Yellow Fat said he wasn't at Monday's meeting, but he thinks the board didn't gather enough information or consult enough people before casting their votes.

"I think they should have gone out and taken some kind of poll of how veterans feel throughout the reservation," he said. "I feel like it's the old 'divide and conquer' again. The decision should not have been made hastily, but I feel it was."


Valerie Hill, a disabled veteran of the first Gulf War was more critical of board members.

"As veterans, our main job is to support people and take care of people, and I don't see that happening," she said. "Some veterans can be bought and some can't, and I can't be. A lot of us veterans can't be bought, not with a monument or anything else."

Veteran's Group board members listened to audience members for about half an hour before casting their votes Wednesday night, said H. Grey Cutler, commander of Standing Rock's Vietnam Veteran's Association, who attended the meeting.

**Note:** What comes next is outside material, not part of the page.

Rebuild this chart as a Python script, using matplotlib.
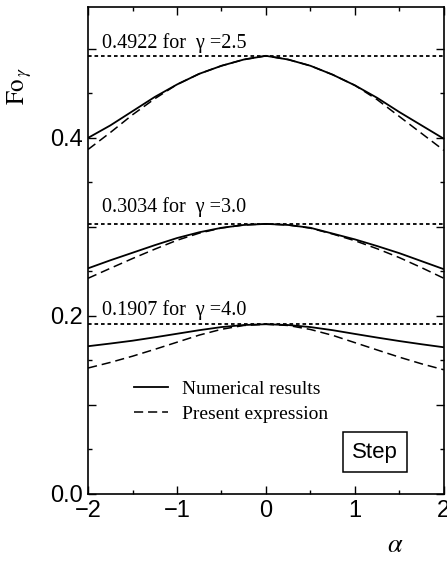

Standing Rock Tribal Board Member Jesse Taken Alive spoke at length to the group about the history of the Sioux nickname and the fight to have it retired, Cutler said. In 1999, Taken Alive was instrumental in gathering resolutions opposing the nickname from North and South Dakota Sioux tribes.

Cutler said Dupris did not attend the meeting and no audience members spoke in support of the nickname.

Hodgson has said Dupris does not want to comment on his role with the arena and Dupris has not returned calls to his home.